Mate hats off to you! What a savage! I was watching it thinking 'Yeah but lets see you drink it'.....then you did! How many mls was that? It's got to be over 1.5l!


----------



## tonusmaxumus (Jul 10, 2011)

OMG!!!


----------



## infernal0988 (Jun 16, 2011)

ok im going to the shop to get the things i need in about 5 mins or so i have got to try this!


----------



## jstarcarr (Aug 6, 2010)

GreedyBen said:


> Mate hats off to you! What a savage! I was watching it thinking 'Yeah but lets see you drink it'.....then you did! How many mls was that? It's got to be over 1.5l!
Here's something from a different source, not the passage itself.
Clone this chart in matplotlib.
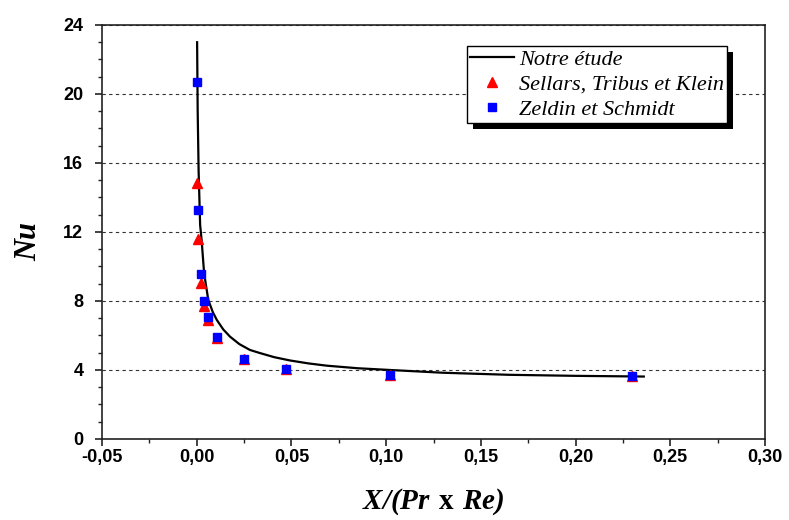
import matplotlib
matplotlib.use('Agg')
import matplotlib.pyplot as plt
from matplotlib.patches import Rectangle
from matplotlib.ticker import MultipleLocator, FuncFormatter
from matplotlib.transforms import IdentityTransform

plt.rcParams['mathtext.fontset'] = 'custom'
plt.rcParams['mathtext.bfit'] = 'Liberation Serif:bold:italic'
plt.rcParams['mathtext.bf'] = 'Liberation Serif:bold'
plt.rcParams['mathtext.rm'] = 'Liberation Serif'


# Notre etude (courbe continue)
curve_x = [0.0002, 0.0005, 0.0010, 0.0018, 0.0026, 0.0039, 0.0061, 0.0085,
           0.0106, 0.0140, 0.0176, 0.0225, 0.0281, 0.0334, 0.0410, 0.0493,
           0.0590, 0.0686, 0.0850, 0.102, 0.130, 0.165, 0.200, 0.236]
curve_y = [23.0, 19.0, 15.5, 12.4, 11.5, 9.6, 8.06, 7.35,
           6.9, 6.35, 5.93, 5.50, 5.16, 4.98, 4.74, 4.55,
           4.38, 4.25, 4.10, 4.00, 3.84, 3.72, 3.66, 3.62]

# Sellars, Tribus et Klein
stk_x = [0.0003, 0.0009, 0.0023, 0.0039, 0.0061, 0.0106, 0.025, 0.047, 0.102, 0.230]
stk_y = [14.86, 11.6, 9.05, 7.72, 6.9, 5.85, 4.62, 4.03, 3.72, 3.66]

# Zeldin et Schmidt
zs_x = [0.0003, 0.0009, 0.0023, 0.0039, 0.0061, 0.0106, 0.025, 0.047, 0.102, 0.230]
zs_y = [20.7, 13.3, 9.58, 8.02, 7.05, 5.92, 4.64, 4.04, 3.72, 3.65]


def comma(v, pos):
    return f'{v:.2f}'.replace('.', ',')


fig = plt.figure(figsize=(7.89, 5.2), dpi=100)
ax = fig.add_axes([0.1293, 0.1558, 0.8403, 0.7962])

ax.plot(curve_x, curve_y, 'k-', lw=1.6, label='Notre étude', zorder=3)
ax.plot(stk_x, stk_y, '^', color='#ff0000', ms=7, mec='#ff0000', ls='none',
        label='Sellars, Tribus et Klein', zorder=4)
ax.plot(zs_x, zs_y, 's', color='#0000ff', ms=6, mec='#0000ff', ls='none',
        label='Zeldin et Schmidt', zorder=5)

ax.set_xlim(-0.05, 0.30)
ax.set_ylim(0, 24)
ax.xaxis.set_major_locator(MultipleLocator(0.05))
ax.xaxis.set_minor_locator(MultipleLocator(0.025))
ax.yaxis.set_major_locator(MultipleLocator(4))
ax.yaxis.set_minor_locator(MultipleLocator(1))
ax.xaxis.set_major_formatter(FuncFormatter(comma))

for s in ax.spines.values():
    s.set_linewidth(1.2)
    s.set_color('#222222')

ax.tick_params(which='major', direction='out', length=5, width=1.2, color='#222222')
ax.tick_params(which='minor', direction='out', length=3, width=1.0, color='#222222')
ax.tick_params(axis='y', which='major', pad=8.5)
ax.tick_params(axis='x', which='major', pad=2.5)
for lab in ax.get_xticklabels() + ax.get_yticklabels():
    lab.set_family('Liberation Sans')
    lab.set_fontweight('bold')
    lab.set_fontsize(13)

ax.yaxis.grid(True, which='major', ls=(0, (3, 3)), color='#333333', lw=0.8)
ax.set_axisbelow(True)

ax.set_xlabel(r'$\mathbfit{X/(Pr}\ \mathbf{x}\ \mathbfit{Re)}$', fontsize=21)
ax.set_ylabel('Nu', family='Liberation Serif', style='italic',
              fontweight='bold', fontsize=22)
ax.xaxis.set_label_coords(0.5, -0.115)
ax.yaxis.set_label_coords(-0.089, 0.476)

leg = ax.legend(loc='upper left', bbox_to_anchor=(0.55, 0.949), fancybox=False,
                framealpha=1, edgecolor='black', handlelength=2.0,
                handletextpad=0.2, labelspacing=0.2, borderpad=0.14,
                borderaxespad=0,
                prop={'family': 'Liberation Serif', 'style': 'italic', 'size': 16})
leg.get_frame().set_linewidth(1.0)
leg.set_zorder(10)

# black drop shadow behind the legend box
fig.canvas.draw()
bb = leg.get_window_extent()
shadow = Rectangle((bb.x0 + 6, bb.y0 - 6), bb.width, bb.height,
                   transform=IdentityTransform(), facecolor='black',
                   edgecolor='none', zorder=9, clip_on=False)
ax.add_artist(shadow)

fig.savefig('out.png', dpi=100)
it was well over a litre lol not to sure exactly prob around 1.5


----------



## Matt 1 (May 8, 2010)

The look of sheer disgust on your face when you're drinking it really puts me off haha! How did you drink that shizz!


----------



## jstarcarr (Aug 6, 2010)

Matt 1 said:


> The look of sheer disgust on your face when you're drinking it really puts me off haha! How did you drink that shizz!


It didnt taste that bad it just stunk lol


----------



## expletive (Sep 12, 2011)

jstarcarr said:


> It didnt taste that bad it just stunk lol


Fair play!!! But did you work out the Macros LOL


----------



## jstarcarr (Aug 6, 2010)

JS72 said:


> Fair play!!! But did you work out the Macros LOL


was gona but couldnt be bothered , my normal shakes without beef and tuna have 1000-1500 cals 50-80g pro


----------



## uknumbr14 (Sep 24, 2007)

you friggin ANIMAL!!!! ;-)


----------



## infernal0988 (Jun 16, 2011)

back from the shop and ready to make your super shake lol



jstarcarr said:


> was gona but couldnt be bothered , my normal shakes without beef and tuna have 1000-1500 cals 50-80g pro


----------



## Mighty Sparrow (Apr 10, 2011)

F*ck that!! A few lumps in my plain whey shake n Im gagging, nuff respect!!


----------



## Suprakill4 (Jul 11, 2008)

what an animal mate. Respect for keeping that fcuker down! Wont your body just get rid of most of this as its a hell of a lot of food to utilise in one sitting?


----------



## Milky (Nov 30, 2008)

Bad bad man !!


----------



## slunkeh (Apr 21, 2011)

Impressive vid but i think you would be better off splitting this into at least 2 sittings. Not sure if you drank all of that for the purposes of the video :tongue:


----------



## GreedyBen (Mar 8, 2011)

You should enter an eating contest! I reckon you'd win with that swallowing and gag reflex control!


----------



## Suprakill4 (Jul 11, 2008)

I think with that gag reflex the gay members on here will be overwhelmed haha.


----------



## jstarcarr (Aug 6, 2010)

Suprakill4 said:


> what an animal mate. Respect for keeping that fcuker down! Wont your body just get rid of most of this as its a hell of a lot of food to utilise in one sitting?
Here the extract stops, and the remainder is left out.